◆ Data shown:
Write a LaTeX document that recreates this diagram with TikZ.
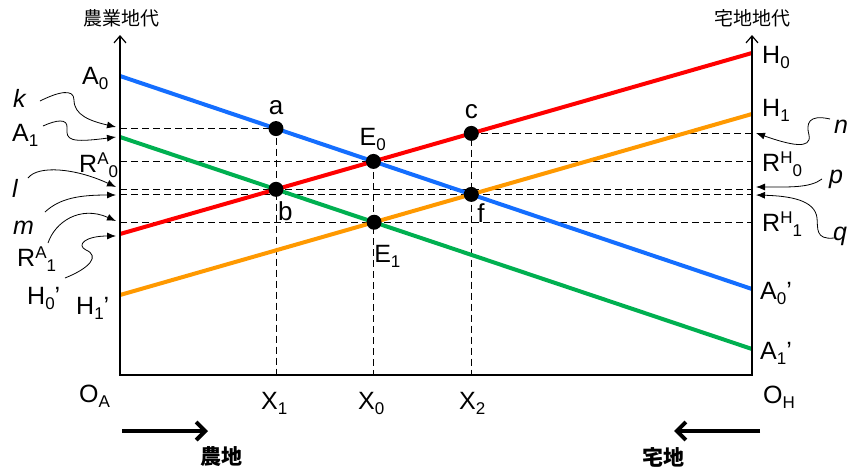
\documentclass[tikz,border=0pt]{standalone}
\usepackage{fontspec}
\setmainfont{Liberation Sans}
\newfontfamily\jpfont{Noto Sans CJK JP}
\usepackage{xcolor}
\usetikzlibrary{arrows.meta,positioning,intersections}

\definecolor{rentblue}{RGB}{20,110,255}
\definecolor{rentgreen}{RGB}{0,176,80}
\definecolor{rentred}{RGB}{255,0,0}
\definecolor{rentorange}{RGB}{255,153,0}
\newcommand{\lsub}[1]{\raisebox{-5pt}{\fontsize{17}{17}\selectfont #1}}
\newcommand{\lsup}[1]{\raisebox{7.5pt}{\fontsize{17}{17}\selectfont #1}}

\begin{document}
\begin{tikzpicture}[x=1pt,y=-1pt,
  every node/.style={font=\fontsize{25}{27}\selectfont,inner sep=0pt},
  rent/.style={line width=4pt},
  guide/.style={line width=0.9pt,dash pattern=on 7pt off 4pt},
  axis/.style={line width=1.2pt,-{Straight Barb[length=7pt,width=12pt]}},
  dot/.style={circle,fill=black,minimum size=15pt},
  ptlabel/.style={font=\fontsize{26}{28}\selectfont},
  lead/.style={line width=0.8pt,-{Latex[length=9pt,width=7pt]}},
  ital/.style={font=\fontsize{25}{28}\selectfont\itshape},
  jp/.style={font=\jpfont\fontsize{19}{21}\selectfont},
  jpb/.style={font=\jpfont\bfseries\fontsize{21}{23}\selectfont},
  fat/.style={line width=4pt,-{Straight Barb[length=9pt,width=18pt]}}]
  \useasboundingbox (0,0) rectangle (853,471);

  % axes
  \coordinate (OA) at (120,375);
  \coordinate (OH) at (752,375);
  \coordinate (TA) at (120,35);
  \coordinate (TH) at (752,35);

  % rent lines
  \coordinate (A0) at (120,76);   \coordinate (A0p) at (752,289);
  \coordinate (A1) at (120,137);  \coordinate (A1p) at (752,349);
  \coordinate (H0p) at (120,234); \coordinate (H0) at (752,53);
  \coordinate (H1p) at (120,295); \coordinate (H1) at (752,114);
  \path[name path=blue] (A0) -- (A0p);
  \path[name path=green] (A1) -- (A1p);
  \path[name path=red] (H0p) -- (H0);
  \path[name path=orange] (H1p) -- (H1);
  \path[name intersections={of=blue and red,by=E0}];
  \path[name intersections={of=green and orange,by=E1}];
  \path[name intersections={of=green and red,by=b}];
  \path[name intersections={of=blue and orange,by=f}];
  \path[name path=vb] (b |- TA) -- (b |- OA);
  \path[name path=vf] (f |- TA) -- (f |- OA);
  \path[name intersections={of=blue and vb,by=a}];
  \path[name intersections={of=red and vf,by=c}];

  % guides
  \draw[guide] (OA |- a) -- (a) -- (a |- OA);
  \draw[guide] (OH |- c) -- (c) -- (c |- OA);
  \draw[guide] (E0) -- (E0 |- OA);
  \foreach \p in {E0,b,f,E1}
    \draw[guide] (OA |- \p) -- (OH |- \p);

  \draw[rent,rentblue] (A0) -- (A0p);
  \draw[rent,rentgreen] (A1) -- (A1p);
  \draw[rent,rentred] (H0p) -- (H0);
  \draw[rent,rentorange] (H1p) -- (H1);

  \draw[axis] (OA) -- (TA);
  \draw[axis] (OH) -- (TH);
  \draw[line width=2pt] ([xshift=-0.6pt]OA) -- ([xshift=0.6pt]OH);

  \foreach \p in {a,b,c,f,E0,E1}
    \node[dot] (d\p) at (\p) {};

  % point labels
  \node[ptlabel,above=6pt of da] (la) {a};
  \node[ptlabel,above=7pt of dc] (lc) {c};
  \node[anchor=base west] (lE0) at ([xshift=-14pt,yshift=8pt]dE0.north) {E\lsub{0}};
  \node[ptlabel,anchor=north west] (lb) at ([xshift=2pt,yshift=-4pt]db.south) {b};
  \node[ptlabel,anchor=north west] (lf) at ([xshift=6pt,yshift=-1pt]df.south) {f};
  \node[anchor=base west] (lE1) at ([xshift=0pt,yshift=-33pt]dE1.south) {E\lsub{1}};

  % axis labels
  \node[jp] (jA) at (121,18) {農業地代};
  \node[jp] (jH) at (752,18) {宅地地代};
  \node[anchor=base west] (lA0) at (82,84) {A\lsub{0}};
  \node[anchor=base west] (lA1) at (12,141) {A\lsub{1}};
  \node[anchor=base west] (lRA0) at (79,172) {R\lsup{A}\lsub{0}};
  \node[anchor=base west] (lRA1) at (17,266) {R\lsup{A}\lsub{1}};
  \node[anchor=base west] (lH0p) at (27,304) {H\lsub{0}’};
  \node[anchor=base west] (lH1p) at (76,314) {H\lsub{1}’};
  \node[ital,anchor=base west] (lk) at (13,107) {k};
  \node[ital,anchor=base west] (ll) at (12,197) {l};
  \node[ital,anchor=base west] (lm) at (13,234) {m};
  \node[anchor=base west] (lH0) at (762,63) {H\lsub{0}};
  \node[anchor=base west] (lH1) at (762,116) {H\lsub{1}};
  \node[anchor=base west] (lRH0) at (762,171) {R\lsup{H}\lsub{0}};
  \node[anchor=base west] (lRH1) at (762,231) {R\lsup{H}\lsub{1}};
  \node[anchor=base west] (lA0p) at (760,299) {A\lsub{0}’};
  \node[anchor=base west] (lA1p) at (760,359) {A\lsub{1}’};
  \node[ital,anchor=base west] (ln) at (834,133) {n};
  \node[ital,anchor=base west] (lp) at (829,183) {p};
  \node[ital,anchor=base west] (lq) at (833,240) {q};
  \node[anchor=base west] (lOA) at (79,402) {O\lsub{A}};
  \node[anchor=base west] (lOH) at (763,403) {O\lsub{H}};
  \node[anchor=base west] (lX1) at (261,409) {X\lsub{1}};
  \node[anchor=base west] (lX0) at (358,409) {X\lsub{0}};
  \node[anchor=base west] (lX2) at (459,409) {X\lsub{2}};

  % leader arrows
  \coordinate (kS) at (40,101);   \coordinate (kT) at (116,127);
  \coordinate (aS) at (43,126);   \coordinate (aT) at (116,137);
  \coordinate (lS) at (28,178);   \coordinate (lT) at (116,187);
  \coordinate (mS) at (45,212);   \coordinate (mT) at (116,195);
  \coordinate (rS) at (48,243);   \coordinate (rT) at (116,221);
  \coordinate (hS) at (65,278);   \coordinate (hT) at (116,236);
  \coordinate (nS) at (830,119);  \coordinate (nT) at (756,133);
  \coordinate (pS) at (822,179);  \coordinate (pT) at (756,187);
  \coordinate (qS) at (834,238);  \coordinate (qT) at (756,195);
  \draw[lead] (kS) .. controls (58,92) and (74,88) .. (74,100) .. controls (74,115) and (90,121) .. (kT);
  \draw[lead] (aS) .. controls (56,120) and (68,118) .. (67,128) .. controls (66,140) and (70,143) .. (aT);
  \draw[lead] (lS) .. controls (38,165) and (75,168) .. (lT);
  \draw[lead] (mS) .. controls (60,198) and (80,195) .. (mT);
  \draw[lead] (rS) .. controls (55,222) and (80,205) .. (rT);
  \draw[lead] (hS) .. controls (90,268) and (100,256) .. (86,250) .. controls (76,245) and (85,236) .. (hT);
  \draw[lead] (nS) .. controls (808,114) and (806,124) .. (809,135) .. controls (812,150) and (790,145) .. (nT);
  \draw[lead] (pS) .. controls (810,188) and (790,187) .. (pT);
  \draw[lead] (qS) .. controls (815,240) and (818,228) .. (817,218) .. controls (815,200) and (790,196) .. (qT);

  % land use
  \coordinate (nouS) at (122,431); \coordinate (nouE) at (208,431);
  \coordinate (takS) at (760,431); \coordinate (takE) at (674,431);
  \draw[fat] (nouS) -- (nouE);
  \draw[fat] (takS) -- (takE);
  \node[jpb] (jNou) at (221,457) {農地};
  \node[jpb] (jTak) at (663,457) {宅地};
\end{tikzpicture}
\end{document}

◆ What to work on:
From the first line of the listing above, repeat every line through the one holding "(TH) at (752,35);". Both ends count, and pictures stay out.

◆ The solution:
Write a LaTeX document that recreates this diagram with TikZ.
\documentclass[tikz,border=0pt]{standalone}
\usepackage{fontspec}
\setmainfont{Liberation Sans}
\newfontfamily\jpfont{Noto Sans CJK JP}
\usepackage{xcolor}
\usetikzlibrary{arrows.meta,positioning,intersections}

\definecolor{rentblue}{RGB}{20,110,255}
\definecolor{rentgreen}{RGB}{0,176,80}
\definecolor{rentred}{RGB}{255,0,0}
\definecolor{rentorange}{RGB}{255,153,0}
\newcommand{\lsub}[1]{\raisebox{-5pt}{\fontsize{17}{17}\selectfont #1}}
\newcommand{\lsup}[1]{\raisebox{7.5pt}{\fontsize{17}{17}\selectfont #1}}

\begin{document}
\begin{tikzpicture}[x=1pt,y=-1pt,
  every node/.style={font=\fontsize{25}{27}\selectfont,inner sep=0pt},
  rent/.style={line width=4pt},
  guide/.style={line width=0.9pt,dash pattern=on 7pt off 4pt},
  axis/.style={line width=1.2pt,-{Straight Barb[length=7pt,width=12pt]}},
  dot/.style={circle,fill=black,minimum size=15pt},
  ptlabel/.style={font=\fontsize{26}{28}\selectfont},
  lead/.style={line width=0.8pt,-{Latex[length=9pt,width=7pt]}},
  ital/.style={font=\fontsize{25}{28}\selectfont\itshape},
  jp/.style={font=\jpfont\fontsize{19}{21}\selectfont},
  jpb/.style={font=\jpfont\bfseries\fontsize{21}{23}\selectfont},
  fat/.style={line width=4pt,-{Straight Barb[length=9pt,width=18pt]}}]
  \useasboundingbox (0,0) rectangle (853,471);

  % axes
  \coordinate (OA) at (120,375);
  \coordinate (OH) at (752,375);
  \coordinate (TA) at (120,35);
  \coordinate (TH) at (752,35);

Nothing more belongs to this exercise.